読書人は、進んで読むという行為によって、その他人に寄り添っていって、次第に自分を無にして、その他人の文脈に乗ってしまいます。
そして没入して、他人の眼👁️🗨️に成り切ったとき、見つめているのは自分自身なのです。
そう、自分自身が世界🌏です。
世界は、わたしの脳内にあるものですから。
…… と、つらつら思いを巡らしてみると、
自分の文脈しか分からない人(=いわゆる馬鹿)は、一見自由気ままのようでいて、実は受け身で生きている人でしょう。
なぜなら、自分の内側しか見えないから、外からの刺激を受けないと自分の反応が分からないし、自分の反応が見えないからです。(内側の反応を見るというか感じることは出来るでしょう)
自分を外から知ること、これを教養と云うのでしょう。
教養があるとは、外の離れたものと自分との接点があるということだと思います。
自分の文脈と同じ文脈が、そこに息づいていることを感じられる。
摂理が、自分を貫徹していることが実感できる知の働き(≒知性、神性)を持っていること。
それが通常の世間知や人文知と一線を画する「叡智」というものだと思います。
やはり、やれば「ひとりにされる」読書📖という行為には、自分の文脈から離れる、あるいは忘れる効果があり、
他人の文脈に浸かることによって、自分の文脈をも深く知ることのできる営みなのだと思います。
自分の文脈と、他人の文脈との間にながれる地下水脈みたいなものを、本来は味わっているものでしょう。

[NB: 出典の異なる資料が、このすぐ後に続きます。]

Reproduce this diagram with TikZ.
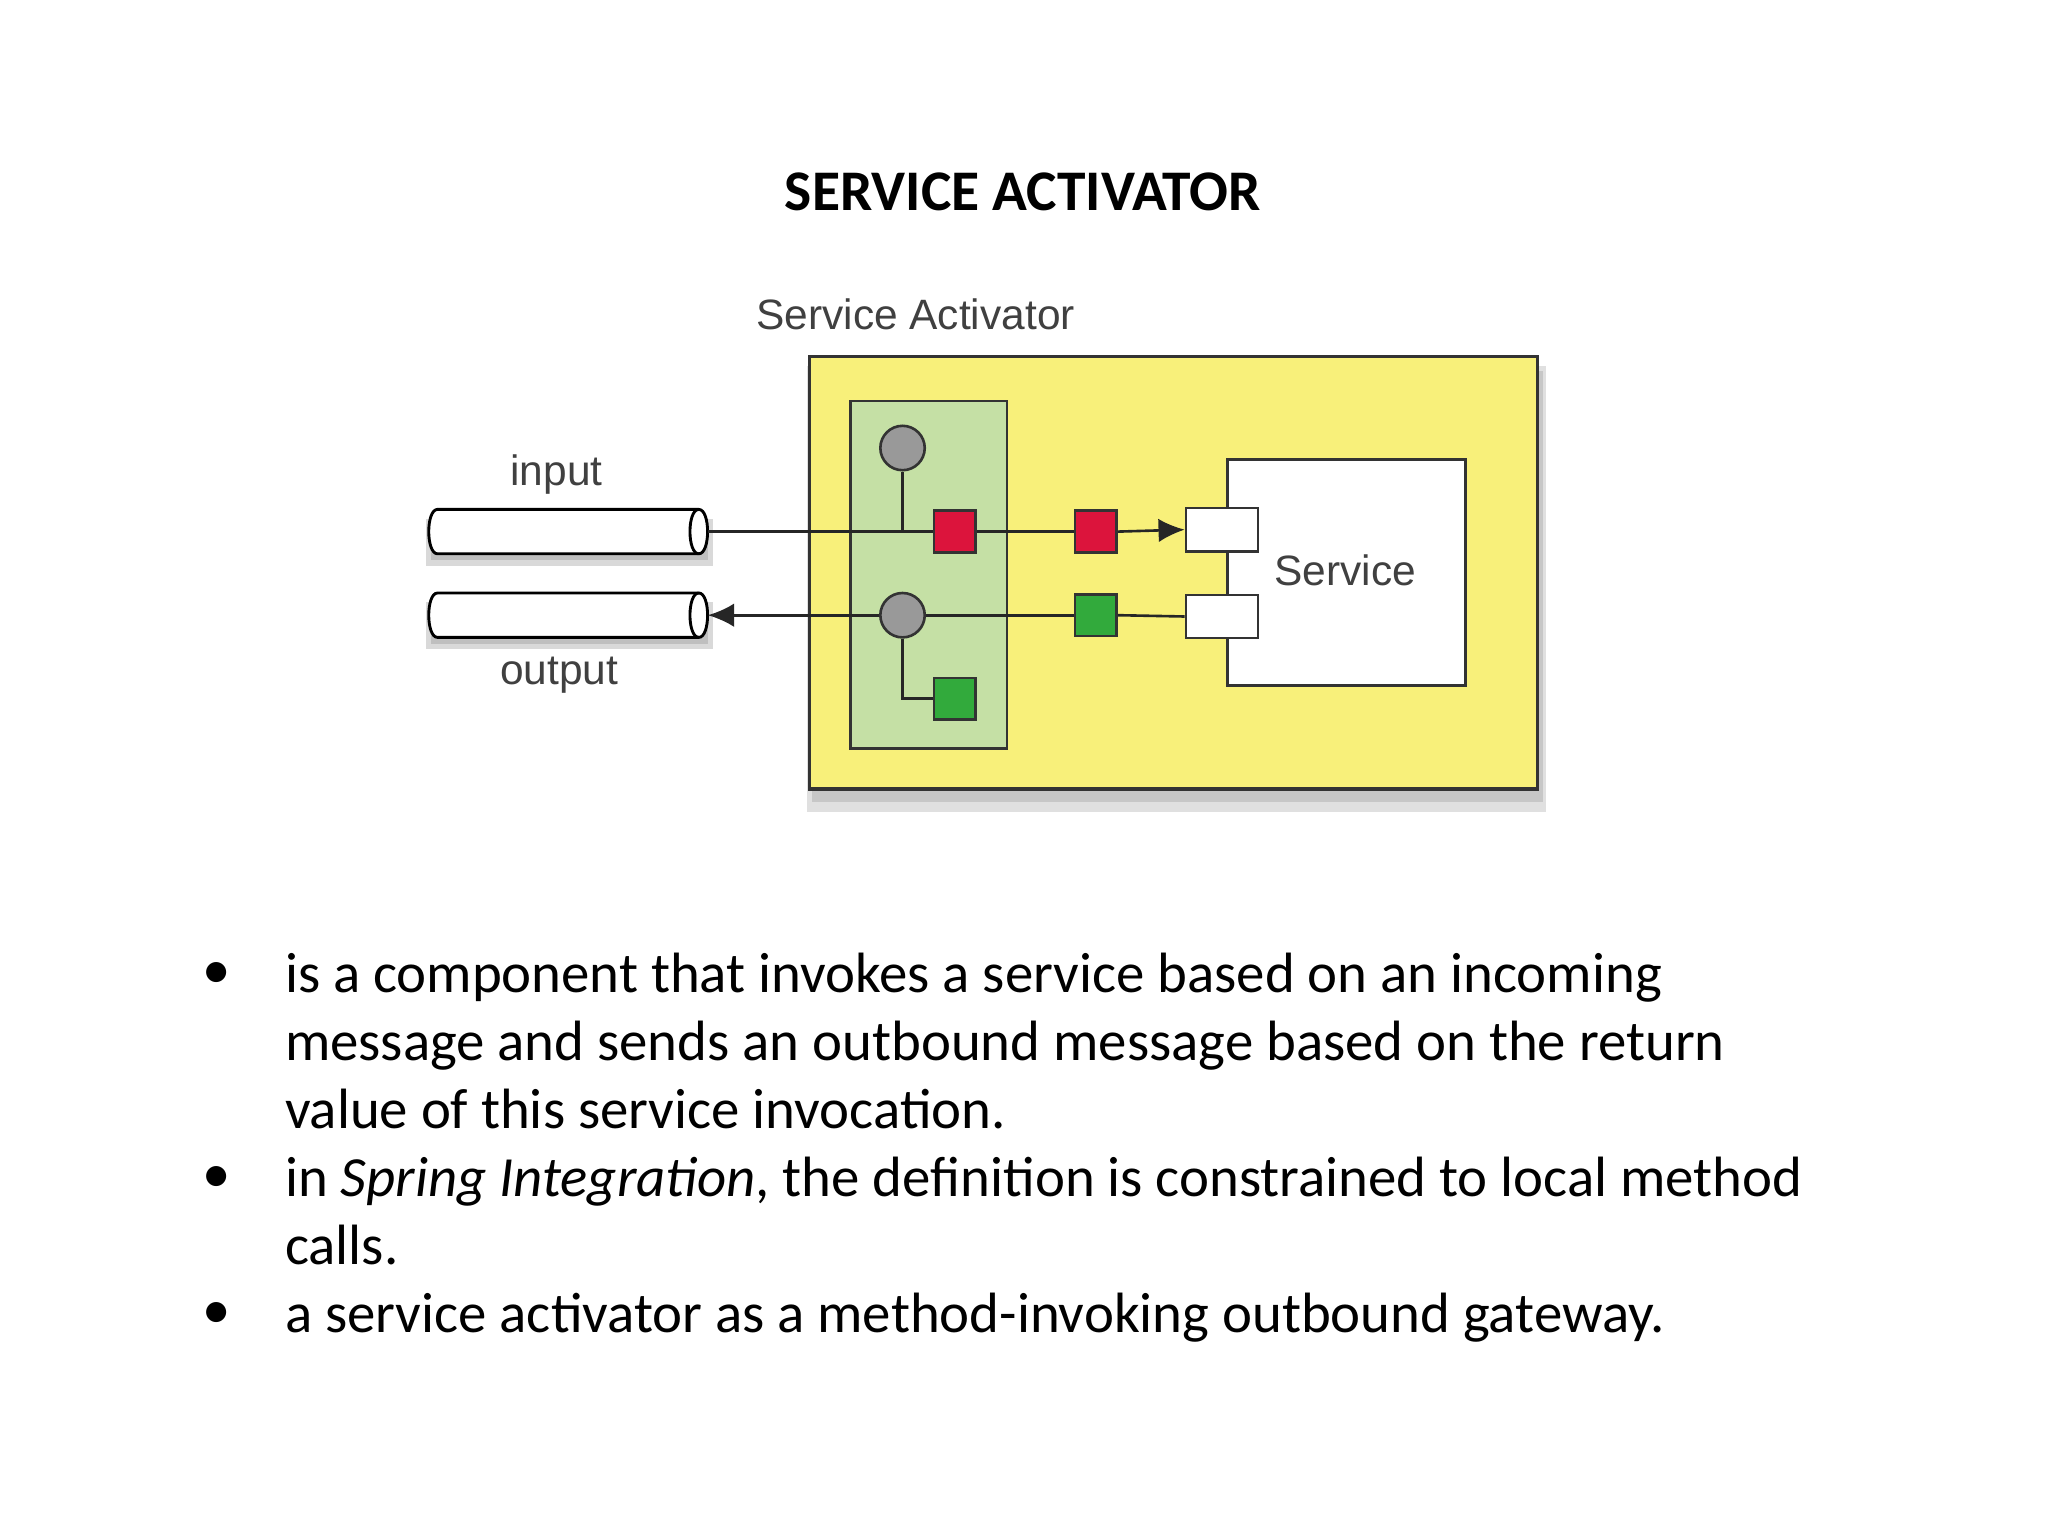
\documentclass[tikz,border=0pt]{standalone}
\usepackage{fontspec}
\setmainfont{Carlito}
\newfontfamily\arialf{Liberation Sans}
\usetikzlibrary{arrows.meta}
\begin{document}
\begin{tikzpicture}[x=1pt,y=-1pt,
  sq/.style={draw=black!80,line width=2pt,minimum size=32pt,inner sep=0pt},
  circ/.style={circle,draw=black!80,fill=gray!80,line width=2pt,minimum size=34pt,inner sep=0pt},
  port/.style={draw=black!80,fill=white,line width=2pt,minimum width=55pt,minimum height=33pt,inner sep=0pt},
  ln/.style={line width=2pt,black!85},
  lab/.style={font=\arialf\fontsize{32.5}{32.5}\selectfont,text=black!75},
  body/.style={font=\fontsize{43.5}{52}\selectfont,anchor=base west,inner sep=0pt}]
\useasboundingbox (0,0) rectangle (1568,1176);
\fill[white] (0,0) rectangle (1568,1176);
\node[font=\bfseries\fontsize{44}{44}\selectfont] (title) at (783,147) {SERVICE ACTIVATOR};
\node[lab] (salab) at (701,241) {Service Activator};
% yellow box with shadow
\fill[black!12] (618,280) rectangle (1184,622);
\fill[black!22] (622,284) rectangle (1181,614);
\node[draw=black!80,line width=2.5pt,fill={rgb,255:red,248;green,240;blue,122},minimum width=557pt,minimum height=331pt,inner sep=0pt] (sa) at (898.5,438.5) {};
\node[draw=black!80,line width=2pt,fill={rgb,255:red,197;green,224;blue,165},minimum width=120pt,minimum height=266pt,inner sep=0pt] (gb) at (711,440) {};
\node[draw=black!80,line width=2pt,fill=white,minimum width=182pt,minimum height=173pt,inner sep=0pt] (svc) at (1031,438.5) {};
\node[lab] (svclab) at (1030,437) {Service};
\node[port] (p1) at (935.5,405.5) {};
\node[port] (p2) at (935.5,472) {};
% cylinders
\foreach \n/\y in {cin/407,cout/471}{
  \fill[black!15] (326,\y-10) rectangle (546,\y+26);
  \fill[black!25] (330,\y-5) rectangle (542,\y+22);
  \draw[line width=2.2pt,fill=white] (335,\y-17) -- (535,\y-17)
     .. controls (544,\y-17) and (544,\y+17) .. (535,\y+17) -- (335,\y+17)
     .. controls (326,\y+17) and (326,\y-17) .. (335,\y-17) -- cycle;
  \draw[line width=2.2pt] (535,\y-17) .. controls (526,\y-17) and (526,\y+17) .. (535,\y+17);
  \coordinate (\n) at (542,\y);
}
\node[lab] (inlab) at (426,363) {input};
\node[lab] (outlab) at (428,517) {output};
\node[circ] (c1) at (691,343) {};
\node[circ] (c2) at (691,471) {};
\node[sq,fill={rgb,255:red,220;green,20;blue,60}] (r1) at (731,407) {};
\node[sq,fill={rgb,255:red,220;green,20;blue,60}] (r2) at (839,407) {};
\node[sq,fill={rgb,255:red,50;green,170;blue,60}] (g1) at (839,471) {};
\node[sq,fill={rgb,255:red,50;green,170;blue,60}] (g2) at (731,535) {};
% connectors
\draw[ln] (cin) -- (r1.west);
\draw[ln] (c1.south) |- (r1.west);
\draw[ln] (r1.east) -- (r2.west);
\draw[ln,-{Latex[length=20pt,width=18pt]}] (r2.east) -- (p1.west);
\draw[ln] (p2.west) -- (g1.east);
\draw[ln] (g1.west) -- (c2.east);
\draw[ln,-{Latex[length=20pt,width=18pt]}] (c2.west) -- (cout);
\draw[ln] (c2.south) |- (g2.west);
% bullets
\foreach \y in {747,903,1007}{\node[body,anchor=center] at (166,\y) {•};}
\node[body] (b1) at (218,760) {is a component that invokes a service based on an incoming};
\node[body] (b1b) at (218,812) {message and sends an outbound message based on the return};
\node[body] (b1c) at (218,864) {value of this service invocation.};
\node[body] (b2) at (218,916) {in \textit{Spring Integration}, the definition is constrained to local method};
\node[body] (b2b) at (218,968) {calls.};
\node[body] (b3) at (218,1020) {a service activator as a method-invoking outbound gateway.};
\end{tikzpicture}
\end{document}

いつの日か、自分の文脈が、世界創造の文脈になるのです。
文脈というからには文章があるわけですが……
案外そのうち文章は要らなくなるのかも知れません。
(聖ラマナ・マハリシ)> おそらく私の学問はすべて過去世で学び尽くされ、私は辟易していたのでしょう。それゆえ、現在その分野にサンスカーラ(精神的傾向)が作用しないのでしょう。
[ラマナが学問しなかった理由、14歳まではした]
それ以来、私は読みたいとも学びたいとも思いませんでした。
そんなこともあるのかも、、、大自然の書物を読むという言い方もしますしね。
山川草木・岩石・鉱物にも文脈はあります。
あらゆる文脈を読むことは、きっと楽しいに違いない。